Sri Lanka probes military links to Jaffna violence
COLOMBO, Nov 15, 2016 (AFP) – Sri Lanka is investigating whether the army was involved in a recent wave of violence in the minority Tamil heartland of Jaffna, a minister said Tuesday.
Junior defence minister Ruwan Wijewardene said a soldier was among those arrested by police in connection with the latest violence in Jaffna, the epicentre of the country’s long separatist war that ended in 2009.
"Investigations are on to see if any other officers are also involved with this gang," the minister told parliament.
Law and Order Minister Sagala Ratnayaka said 38 men had been arrested, including a soldier attached to the electrical and engineering unit of the army. Police were looking for eight others, but their identities were not disclosed.
The army replaced its intelligence chief two weeks ago after the government accused the military of backing a Tamil gang terrorising civilians in Jaffna, 400 kilometres (250 miles) north of Colombo.
Cabinet spokesman Rajitha Senaratne said the country’s former regime had created the motorcycle gang known as the Aava Group to counter Tamil Tiger rebels during the war.
On Tuesday, Wijewardene said the military was not directly involved with the group, but did not rule out the possibility of rogue elements.
Last month’s fatal police shooting of two Tamil students in Jaffna and protests by residents have raised tensions in the north, where residents suffered years of harassment from the Sinhalese-dominated military before and during the conflict.

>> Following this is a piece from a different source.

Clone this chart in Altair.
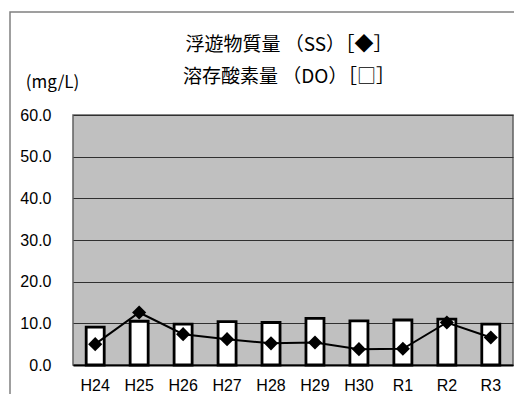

The new government came to power in January 2015 promising reconciliation after the decades-long war and has tried to restrict military involvement in day-to-day activities in Jaffna.
However, civil society groups say elements loyal to the former administration are still in key positions and blame the new administration for not carrying out a purge of the security forces.
Government forces still maintain a large presence in the former war zone and keep a close watch on the Tamil population, seven years after the end of the war.